After the religious procession honoring San Isidro, residents take down their decorations and give away or sell the kiping and produce to passersby — a final act of generosity that mirrors the original spirit of harvest thanksgiving. The entire experience is completed in one day. Lucban is approximately 3–4 hours from Manila by bus from Buendia terminal. Best done as an early-morning departure to arrive before 8 AM when the light is best for photography and the streets are not yet packed.
- Take the Jam Liner or ALPS bus from Buendia or Cubao terminal to Lucban — depart by 4–5 AM to arrive early.
- Try Lucban longganisa (the town’s famous spiced pork sausage) and pancit habhab (noodles eaten off banana leaf) while in town.
- Bring cash — most stalls are not cashless. Nearest ATM is outside Lucban town proper.
- The decoration judging begins the morning before (May 14) — arriving the night before and staying in nearby towns lets you experience both.

Pahiyas Festival, Lucban, Quezon — every house on every street becomes an art installation of kiping (coloured rice wafers), tropical fruits and vegetables. May 15, fixed every year. One of the most visually extraordinary festivals in Southeast Asia.

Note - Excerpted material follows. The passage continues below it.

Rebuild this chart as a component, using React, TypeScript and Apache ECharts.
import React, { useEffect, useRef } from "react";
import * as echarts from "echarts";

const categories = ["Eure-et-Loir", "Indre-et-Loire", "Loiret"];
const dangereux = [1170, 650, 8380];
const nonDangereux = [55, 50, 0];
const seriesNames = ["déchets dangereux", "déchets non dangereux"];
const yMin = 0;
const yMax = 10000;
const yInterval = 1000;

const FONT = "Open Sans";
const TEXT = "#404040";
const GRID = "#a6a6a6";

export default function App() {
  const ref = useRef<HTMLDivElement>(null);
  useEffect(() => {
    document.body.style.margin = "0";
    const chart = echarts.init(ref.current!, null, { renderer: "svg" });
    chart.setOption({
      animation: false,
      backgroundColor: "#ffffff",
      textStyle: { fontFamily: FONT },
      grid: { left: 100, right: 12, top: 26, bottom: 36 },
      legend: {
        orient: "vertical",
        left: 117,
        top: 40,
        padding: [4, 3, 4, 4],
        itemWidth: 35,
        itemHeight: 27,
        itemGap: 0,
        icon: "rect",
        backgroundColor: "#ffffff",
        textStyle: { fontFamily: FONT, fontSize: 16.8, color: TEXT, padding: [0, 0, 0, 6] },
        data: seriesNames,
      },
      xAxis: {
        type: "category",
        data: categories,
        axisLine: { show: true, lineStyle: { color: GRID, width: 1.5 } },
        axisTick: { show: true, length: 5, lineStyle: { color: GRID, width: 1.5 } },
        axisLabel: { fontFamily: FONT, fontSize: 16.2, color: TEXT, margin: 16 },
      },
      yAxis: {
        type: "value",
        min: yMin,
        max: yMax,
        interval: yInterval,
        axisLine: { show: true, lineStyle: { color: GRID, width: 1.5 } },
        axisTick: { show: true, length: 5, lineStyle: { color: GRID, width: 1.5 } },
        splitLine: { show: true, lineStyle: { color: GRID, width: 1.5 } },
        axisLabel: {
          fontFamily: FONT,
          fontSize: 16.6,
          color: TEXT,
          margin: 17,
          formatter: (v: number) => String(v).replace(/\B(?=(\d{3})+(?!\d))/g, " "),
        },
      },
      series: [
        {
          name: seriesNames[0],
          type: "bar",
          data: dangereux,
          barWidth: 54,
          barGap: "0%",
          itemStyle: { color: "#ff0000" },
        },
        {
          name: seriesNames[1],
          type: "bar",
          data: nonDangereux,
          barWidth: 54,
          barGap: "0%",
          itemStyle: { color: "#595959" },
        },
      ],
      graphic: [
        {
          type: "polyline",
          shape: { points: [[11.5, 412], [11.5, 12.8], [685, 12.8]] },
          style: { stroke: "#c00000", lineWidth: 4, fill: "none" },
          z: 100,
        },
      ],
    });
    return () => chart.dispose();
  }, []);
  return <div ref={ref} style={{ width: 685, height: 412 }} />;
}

🐃 Water buffalo kneeling ritual
The Carabao Festival in Pulilan, Bulacan — held the same day as Pahiyas (May 14–15) in thanksgiving to San Isidro Labrador — features the most unexpected sight in Philippine festivity: hundreds of elaborately decorated carabaos (water buffalo) kneeling in front of San Isidro Parish Church. Farmers bathe, groom, and decorate their carabaos with flowers, ribbons, and paint before leading them to the church, where the animals genuflect in what Filipino farmers interpret as an act of thanksgiving. Easy day trip from Manila — 1.5 hours north of the city.